The major and main impact of this will be that, with the increased protection offered to those who develop new seeds, there will be greater incentive for firms to invest in R&D. They will also actively try to develop new seeds either independently or in collaboration with Research Institutions and Agricultural Universities.
Plans of the Government to bring about changes in the Land Ceiling Act to allow firms to hold larger amounts of land for agricultural purposes will also have a bearing on the industry, as the firms can then have a larger amount of land dedicated to the multiplication and production of seeds.
With the changes introduced related to IPR and the import restrictions, the farmers are likely to have increased choice and access to high quality seeds of different varieties. This will most probably result in an increase in yields.
Since firms now have greater control over the marketing of the varieties which are developed by them, the prices of these seeds are likely to rise and the farmer might view this unfavourably. However, if the increase in seed prices is matched by an increase in yield or the ultimate returns that the farmer obtains, this is not a cause for worry.
Due to the New Economic Policy of opening up and liberalisation, and the New Seed Policy along with the IPR related policies, the general public apprehension is that the Indian seed industry will be overrun by imported seeds and dominated by Transnational Corporations (TNCs) with very little chance for domestic firms to survive.
But this fear does not stand a sound logic, as seeds will be imported only if they result in higher yields and improve the quality of the crop, or are less expensive than the local seed. Furthermore, the imported seeds need to be suited to the various agro-climatic zones of the country, which are quite different from those of the countries from where these seeds are likely to be imported. Taste of the consumers of the agricultural output also acts as a barrier to import the seed.

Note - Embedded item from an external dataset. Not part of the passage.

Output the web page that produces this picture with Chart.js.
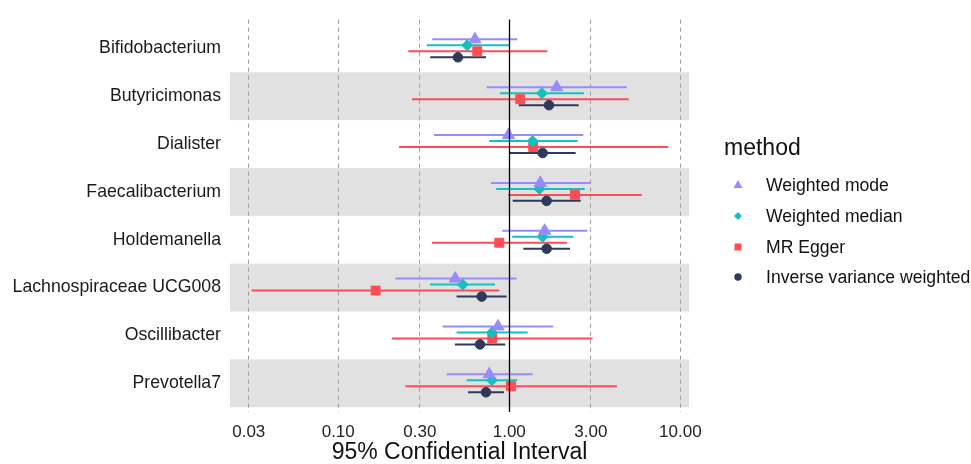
<!DOCTYPE html>
<html>
<head>
<meta charset="utf-8">
<script src="https://cdn.jsdelivr.net/npm/chart.js@4.4.1/dist/chart.umd.min.js"></script>
<style>
  html, body { margin: 0; padding: 0; background: #ffffff; }
  #wrap { position: relative; width: 971px; height: 464px; }
</style>
</head>
<body>
<div id="wrap"><canvas id="c" width="971" height="464"></canvas></div>
<script>
// ---------- data ----------
const categories = ['Bifidobacterium', 'Butyricimonas', 'Dialister', 'Faecalibacterium',
  'Holdemanella', 'Lachnospiraceae UCG008', 'Oscillibacter', 'Prevotella7'];
const methods = ['Weighted mode', 'Weighted median', 'MR Egger', 'Inverse variance weighted'];
const xTicks = [0.03, 0.10, 0.30, 1.00, 3.00, 10.00];

const modeEst   = [0.630, 1.893, 0.990, 1.518, 1.610, 0.483, 0.859, 0.764];
const modeLo    = [0.355, 0.738, 0.363, 0.782, 0.910, 0.216, 0.408, 0.430];
const modeHi    = [1.114, 4.860, 2.710, 2.990, 2.860, 1.104, 1.808, 1.370];

const medianEst = [0.568, 1.553, 1.370, 1.500, 1.567, 0.534, 0.792, 0.792];
const medianLo  = [0.329, 0.882, 0.764, 0.839, 1.041, 0.344, 0.492, 0.563];
const medianHi  = [1.000, 2.730, 2.510, 2.760, 2.370, 0.825, 1.281, 1.114];

const eggerEst  = [0.650, 1.160, 1.380, 2.420, 0.874, 0.1655, 0.796, 1.023];
const eggerLo   = [0.257, 0.270, 0.227, 0.987, 0.353, 0.0312, 0.206, 0.2465];
const eggerHi   = [1.668, 4.990, 8.510, 5.950, 2.180, 0.874, 3.070, 4.260];

const ivwEst    = [0.501, 1.707, 1.567, 1.654, 1.654, 0.690, 0.674, 0.731];
const ivwLo     = [0.345, 1.135, 1.010, 1.047, 1.208, 0.492, 0.481, 0.5735];
const ivwHi     = [0.731, 2.546, 2.445, 2.615, 2.265, 0.966, 0.948, 0.931];

// ---------- styling ----------
const FONT = "'Liberation Sans', Arial, sans-serif";
Chart.defaults.font.family = FONT;
const colors = ['#978cfb', '#17c0bd', '#fb4d56', '#2e3a59'];
const shapes = ['triangle', 'rectRot', 'rect', 'circle'];
const radii  = [7, 5.5, 6.3, 4.8];
const dodge  = [-0.1875, -0.0625, 0.0625, 0.1875];
const series = [
  [modeEst, modeLo, modeHi],
  [medianEst, medianLo, medianHi],
  [eggerEst, eggerLo, eggerHi],
  [ivwEst, ivwLo, ivwHi]
];

const datasets = [];
series.forEach((s, m) => {
  const [est, lo, hi] = s;
  const seg = [];
  categories.forEach((c, i) => {
    seg.push({ x: lo[i], y: i + dodge[m] });
    seg.push({ x: hi[i], y: i + dodge[m] });
    seg.push({ x: hi[i], y: null });
  });
  datasets.push({
    type: 'line', label: methods[m] + ' CI', data: seg,
    borderColor: colors[m], borderWidth: 2, pointRadius: 0, spanGaps: false,
    fill: false, order: 2
  });
});
series.forEach((s, m) => {
  const [est] = s;
  datasets.push({
    type: 'line', label: methods[m], showLine: false,
    data: est.map((v, i) => ({ x: v, y: i + dodge[m] })),
    pointStyle: shapes[m], pointRadius: radii[m],
    pointBackgroundColor: colors[m], pointBorderColor: colors[m], pointBorderWidth: 1,
    order: 1
  });
});

// background bands (drawn below grid)
const bandsPlugin = {
  id: 'bands',
  beforeDraw(chart) {
    const { ctx, chartArea, scales } = chart;
    const y = scales.y;
    ctx.save();
    ctx.fillStyle = '#e1e1e1';
    categories.forEach((c, i) => {
      if (i % 2 === 1) {
        const y1 = y.getPixelForValue(i - 0.5);
        const y2 = y.getPixelForValue(i + 0.5);
        ctx.fillRect(chartArea.left, Math.min(y1, y2), chartArea.right - chartArea.left, Math.abs(y2 - y1));
      }
    });
    ctx.restore();
  }
};

// reference line at 1
const refLinePlugin = {
  id: 'refLine',
  afterDatasetsDraw(chart) {
    const { ctx, chartArea, scales } = chart;
    const px = Math.round(scales.x.getPixelForValue(1)) + 0.5;
    ctx.save();
    ctx.strokeStyle = '#000000';
    ctx.lineWidth = 1.3;
    ctx.beginPath();
    ctx.moveTo(px, chartArea.top);
    ctx.lineTo(px, chartArea.bottom);
    ctx.stroke();
    ctx.restore();
  }
};

// legend drawn manually
const legendPlugin = {
  id: 'customLegend',
  afterDraw(chart) {
    const ctx = chart.ctx;
    ctx.save();
    ctx.fillStyle = '#111111';
    ctx.font = '23px ' + FONT;
    ctx.textBaseline = 'middle';
    ctx.textAlign = 'left';
    ctx.fillText('method', 724, 149);
    const ys = [185, 216, 247, 277];
    const sx = 738;
    methods.forEach((m, i) => {
      const yy = ys[i];
      ctx.fillStyle = colors[i];
      ctx.beginPath();
      if (shapes[i] === 'triangle') {
        ctx.moveTo(sx, yy - 5); ctx.lineTo(sx + 4.5, yy + 3); ctx.lineTo(sx - 4.5, yy + 3); ctx.closePath();
      } else if (shapes[i] === 'rectRot') {
        ctx.moveTo(sx, yy - 4); ctx.lineTo(sx + 4, yy); ctx.lineTo(sx, yy + 4); ctx.lineTo(sx - 4, yy); ctx.closePath();
      } else if (shapes[i] === 'rect') {
        ctx.rect(sx - 3.5, yy - 3.5, 7, 7);
      } else {
        ctx.arc(sx, yy, 3.7, 0, Math.PI * 2);
      }
      ctx.fill();
      ctx.fillStyle = '#111111';
      ctx.font = '17.6px ' + FONT;
      ctx.fillText(m, 766, yy + 1);
    });
    ctx.restore();
  }
};

new Chart(document.getElementById('c'), {
  type: 'line',
  data: { datasets },
  plugins: [bandsPlugin, refLinePlugin, legendPlugin],
  options: {
    responsive: false,
    animation: false,
    events: [],
    layout: { padding: { top: 18, right: 282, bottom: 0, left: 0 } },
    plugins: { legend: { display: false }, tooltip: { enabled: false } },
    scales: {
      x: {
        type: 'logarithmic', position: 'bottom',
        min: 0.0233, max: 11.24,
        afterBuildTicks: (s) => { s.ticks = xTicks.map(v => ({ value: v })); },
        afterFit: (s) => { s.height = 52; },
        grid: {
          color: (ctx) => (ctx.tick && ctx.tick.value === 1) ? 'rgba(0,0,0,0)' : '#9a9a9a',
          lineWidth: 1, drawTicks: false
        },
        border: { display: false, dash: [4, 4] },
        ticks: {
          autoSkip: false, maxRotation: 0, padding: 10,
          font: { size: 17 }, color: '#222222',
          callback: (v) => Number(v).toFixed(2)
        },
        title: {
          display: true, text: '95% Confidential Interval',
          font: { size: 23, lineHeight: 1.0 }, color: '#111111', padding: { top: 2, bottom: 0 }
        }
      },
      y: {
        type: 'linear', reverse: true, min: -0.6, max: 7.6,
        afterBuildTicks: (s) => { s.ticks = categories.map((c, i) => ({ value: i })); },
        afterFit: (s) => { s.width = 230; },
        grid: { display: false, drawTicks: false },
        border: { display: false },
        ticks: {
          autoSkip: false, padding: 9,
          font: { size: 17.7 }, color: '#1a1a1a',
          callback: (v) => categories[v]
        }
      }
    }
  }
});
</script>
</body>
</html>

Therefore, even MNCs must be able to adapt and modify their seeds to the local conditions and environment for which they will need to have domestic R&D set up. To be able to compete with the local industry on cost will also be difficult for the MNCs, if they do not have development and production bases in the country. Local companies will be competitive as long as they devote some energy to R&D.
On the seed production front, the government of India has given approval to the implementation of a pilot scheme on seed crop insurance during 1999-2000. This scheme aims at covering the risk involved in seed production so as to increase the area under breeder, foundation, and certified seed in the country.
The seed growers are not-coming forward to take up seed production due to the risks involved in various stages of seed production from selection of fields to harvesting, transporting, grading, treating and packing. Initially, this scheme will be operational in AP, Gujarat, Haryana, Karnataka, Madhya Pradesh, Maharashtra, Orissa, Punjab and Uttar Pradesh, which are major seed producing states.
The seed crops of Tur, Bajra, Cotton, Gram, Groundnut, Jowar, Maize, Paddy, Soya bean, Sunflower, and Wheat are eligible under the project. The scheme covers all the seed producing entities under government or private control which are involved in the production of notified varieties.
The scheme will cover risks of seed crop failure due to natural fire, storms, cyclones, landslides, drought, dry spell, excessive rain and large-scale incidence of pests and diseases. The compensation would be 40 per cent of the sum insured, if the crop fails within 1.5 months of sowing and 80 per cent if after that period and till harvest.
The minimum area of crop failure should be 0.5 acre. The sum insured would be equivalent to the past 3-5 years average seed yield in the unit area multiplied by sale price of the seed. The scheme will be implemented by the General Insurance Corporation. This policy, if works on sustainable basis, is likely to give a major boost to contractual and independent seed production by growers.